Pryor smiled as she told Jackson attorney Thomas Mesereau Jr. that the accuser's mother never told her she had tried to escape from Neverland.

"Why are you smiling?" Mesereau asked.

"It's Neverland," the witness said. "I don't know who would ever want to escape Neverland."

Pryor also testified that she gave the family money and that the accuser's mother and sister tried to pressure her to give them a car. The defense contends that the accuser's mother tried to bilk celebrities by exploiting her son's fight against cancer.

Meanwhile, two sources close to Jackson have told CBS News that the singer's defense team could rest their case as early as next Friday, reports CBS News Correspondent Vince Gonzales.

A Jackson spokeswoman has denied that plan, but his attorneys have told the judge that they've pared down their witness list from the original 250 names.

"I think they are ahead of the game," said CBS News Legal Analyst Mickey Sherman on CBS News' The Early Show. "I think they get a good sense they're doing well, that it's their case to lose."

A source close to the defense says they're eliminating many of the big stars it was thought would come to Santa Maria to speak for Jackson, reports Gonzales. They are concerned that a series of character witnesses would open the door to prosecutors to counter with more witnesses who would trash Jackson.

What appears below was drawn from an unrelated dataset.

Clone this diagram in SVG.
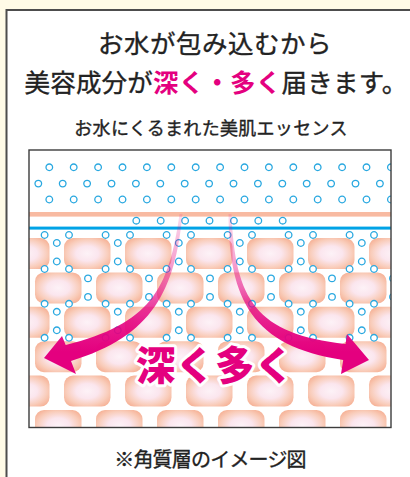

The defense also fears that celebrities like Stevie Wonder, Diana Ross and Barry Gibb of the Bee-Gees could get the same treatment as Wade Robson, a young man who testified that he shared a bed with Jackson as a boy but nothing ever happened. Prosecutors forced him to go through pornographic magazines and photos of nude boys found in the singer's house.

Gonzales added that sources said that nothing upset Jackson more in the trial than what he saw Robson go through on the stand. It was very humiliating, for both Robson and Jackson.

As for whether Jackson himself will testify, Guthrie said that it's a logical assumption that he won't if they think they can rest as early as next Friday.

"If he were to take the stand, I can guarantee you he'd be on the stand for days," Guthrie said on The Early Show.

"It's a decision they probably still have not made," said Sherman "They'll wait to the last minute."